Update: As expected, the rainfall over the weekend in the District pushed 2018 to the city’s wettest year on record. The record of 61.33 inches of rain, set in 1889, was exceeded as of 6:26 a.m. on Saturday, according to the National Weather Service.
Original: As of Friday, D.C. has gone 11 days without rain—the longest dry spell for the city all year, per WTOP.
But when the skies open up this weekend, as the National Weather Service predicts they will, get ready to burst an even more intense record: the District is getting ready to smash its previous record for the rainiest year on record since annual measurements began in 1871.
The current record holder for the wettest year in D.C. is 1889, when Benjamin Harrison became president after defeating Grover Cleveland and the city saw 61.33 inches of rain, per NWS (those facts are not related to one another).

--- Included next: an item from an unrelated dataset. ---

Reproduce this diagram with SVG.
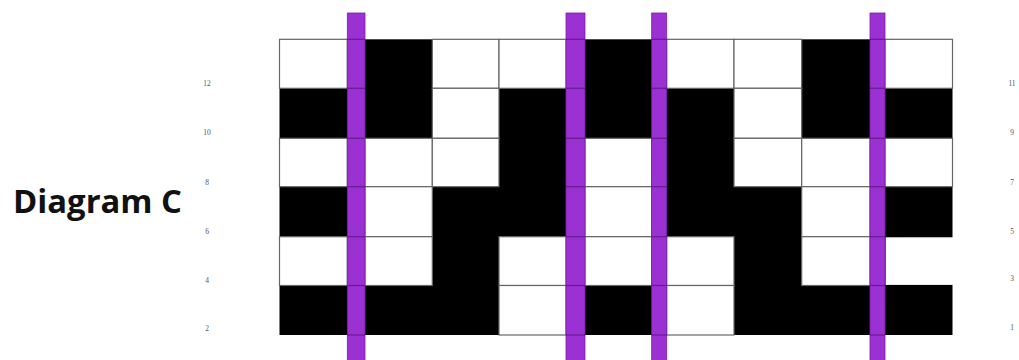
<svg xmlns="http://www.w3.org/2000/svg" width="1019" height="360" viewBox="0 0 1019 360">
<style>
.b{fill:#000}
.w{fill:#fff;stroke:#666;stroke-width:1.2}
.wn{fill:#fff}
.p{fill:#9b30d3;stroke:#7a1fb0;stroke-width:0.8}
.pl{stroke:#3a0a5a;stroke-opacity:0.55;stroke-width:1.2}
.n{font-family:"Liberation Serif",serif;font-size:7.5px;fill:#555;text-anchor:middle}
.t{font-family:"Open Sans","Liberation Sans",sans-serif;font-weight:bold;font-size:32px;fill:#111}
</style>
<rect width="1019" height="360" fill="#fff"/>
<g id="title"><text class="t" x="13" y="213" textLength="169" lengthAdjust="spacingAndGlyphs">Diagram C</text></g>
<g id="grid">
<rect id="black-ground" class="b" x="279.5" y="39.3" width="673" height="295.7"/>
<g id="whites">
<rect class="w" x="279.5" y="39.3" width="67.8" height="49"/>
<rect class="w" x="432.3" y="39.3" width="66.7" height="49"/>
<rect class="w" x="499" y="39.3" width="67" height="49"/>
<rect class="w" x="666.7" y="39.3" width="67.3" height="49"/>
<rect class="w" x="734" y="39.3" width="67.7" height="49"/>
<rect class="w" x="885" y="39.3" width="67.5" height="49"/>
<rect class="w" x="432.3" y="88.3" width="66.7" height="50"/>
<rect class="w" x="734" y="88.3" width="67.7" height="50"/>
<rect class="w" x="279.5" y="138.3" width="67.8" height="48.4"/>
<rect class="w" x="365" y="138.3" width="67.3" height="48.4"/>
<rect class="w" x="432.3" y="138.3" width="66.7" height="48.4"/>
<rect class="w" x="585" y="138.3" width="66.7" height="48.4"/>
<rect class="w" x="734" y="138.3" width="67.7" height="48.4"/>
<rect class="w" x="801.7" y="138.3" width="68.3" height="48.4"/>
<rect class="w" x="885" y="138.3" width="67.5" height="48.4"/>
<rect class="w" x="365" y="186.7" width="67.3" height="50"/>
<rect class="w" x="585" y="186.7" width="66.7" height="50"/>
<rect class="w" x="801.7" y="186.7" width="68.3" height="50"/>
<rect class="w" x="279.5" y="236.7" width="67.8" height="48.8"/>
<rect class="w" x="365" y="236.7" width="67.3" height="48.8"/>
<rect class="w" x="499" y="236.7" width="67" height="48.8"/>
<rect class="w" x="585" y="236.7" width="66.7" height="48.8"/>
<rect class="w" x="666.7" y="236.7" width="67.3" height="48.8"/>
<rect class="w" x="801.7" y="236.7" width="68.3" height="48.8"/>
<rect class="wn" x="885.6" y="237.3" width="67.5" height="47.6"/>
<rect class="w" x="499" y="285.5" width="67" height="49.5"/>
<rect class="w" x="666.7" y="285.5" width="67.3" height="49.5"/>
</g>
</g>
<g id="bars">
<rect class="p" x="347.3" y="13" width="17.7" height="350"/>
<rect class="p" x="566" y="13" width="19" height="350"/>
<rect class="p" x="651.7" y="13" width="15" height="350"/>
<rect class="p" x="870" y="13" width="15" height="350"/>
<g class="pl">
<line x1="347.3" y1="39.3" x2="365" y2="39.3"/><line x1="347.3" y1="88.3" x2="365" y2="88.3"/><line x1="347.3" y1="138.3" x2="365" y2="138.3"/><line x1="347.3" y1="186.7" x2="365" y2="186.7"/><line x1="347.3" y1="236.7" x2="365" y2="236.7"/><line x1="347.3" y1="285.5" x2="365" y2="285.5"/><line x1="347.3" y1="335" x2="365" y2="335"/>
<line x1="566" y1="39.3" x2="585" y2="39.3"/><line x1="566" y1="88.3" x2="585" y2="88.3"/><line x1="566" y1="138.3" x2="585" y2="138.3"/><line x1="566" y1="186.7" x2="585" y2="186.7"/><line x1="566" y1="236.7" x2="585" y2="236.7"/><line x1="566" y1="285.5" x2="585" y2="285.5"/><line x1="566" y1="335" x2="585" y2="335"/>
<line x1="651.7" y1="39.3" x2="666.7" y2="39.3"/><line x1="651.7" y1="88.3" x2="666.7" y2="88.3"/><line x1="651.7" y1="138.3" x2="666.7" y2="138.3"/><line x1="651.7" y1="186.7" x2="666.7" y2="186.7"/><line x1="651.7" y1="236.7" x2="666.7" y2="236.7"/><line x1="651.7" y1="285.5" x2="666.7" y2="285.5"/><line x1="651.7" y1="335" x2="666.7" y2="335"/>
<line x1="870" y1="39.3" x2="885" y2="39.3"/><line x1="870" y1="88.3" x2="885" y2="88.3"/><line x1="870" y1="138.3" x2="885" y2="138.3"/><line x1="870" y1="186.7" x2="885" y2="186.7"/><line x1="870" y1="236.7" x2="885" y2="236.7"/><line x1="870" y1="285.5" x2="885" y2="285.5"/><line x1="870" y1="335" x2="885" y2="335"/>
</g>
</g>
<g id="left-numbers">
<text class="n" x="207" y="86">12</text>
<text class="n" x="207" y="135">10</text>
<text class="n" x="207" y="184.5">8</text>
<text class="n" x="207" y="233.5">6</text>
<text class="n" x="207" y="283">4</text>
<text class="n" x="207" y="331">2</text>
</g>
<g id="right-numbers">
<text class="n" x="1012" y="86">11</text>
<text class="n" x="1012" y="134.5">9</text>
<text class="n" x="1012" y="184.5">7</text>
<text class="n" x="1012" y="234">5</text>
<text class="n" x="1012" y="281">3</text>
<text class="n" x="1012" y="329.5">1</text>
</g>
</svg>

It’s more likely that readers remember the year in second place at the moment—2003 had 60.83 inches of rain. Going into the weekend, the District had recorded 60.78 inches in 2018.
The notion that 2018 would shatter previous records has been a distinct possibility for quite some time. By late November, when D.C. broke its record for precipitation in that month, the rains moved 2018 into contention as the third-wettest year in history with five weeks left.
NWS predicts Friday’s rain could total about an inch. On Saturday, NWS is expecting between a quarter and a half inch during both the day and the night. There is a flood watch in effect from Saturday afternoon through late Saturday night.
Some small business owners in the District have suspected that this year’s frequent rains have contributed to slower sales in 2018. “Every time it rains, and we have had so much rain in D.C., nobody shops or goes out to eat,” Fia Thomas, the co-owner of Fia’s Fabulous Finds, told DCist.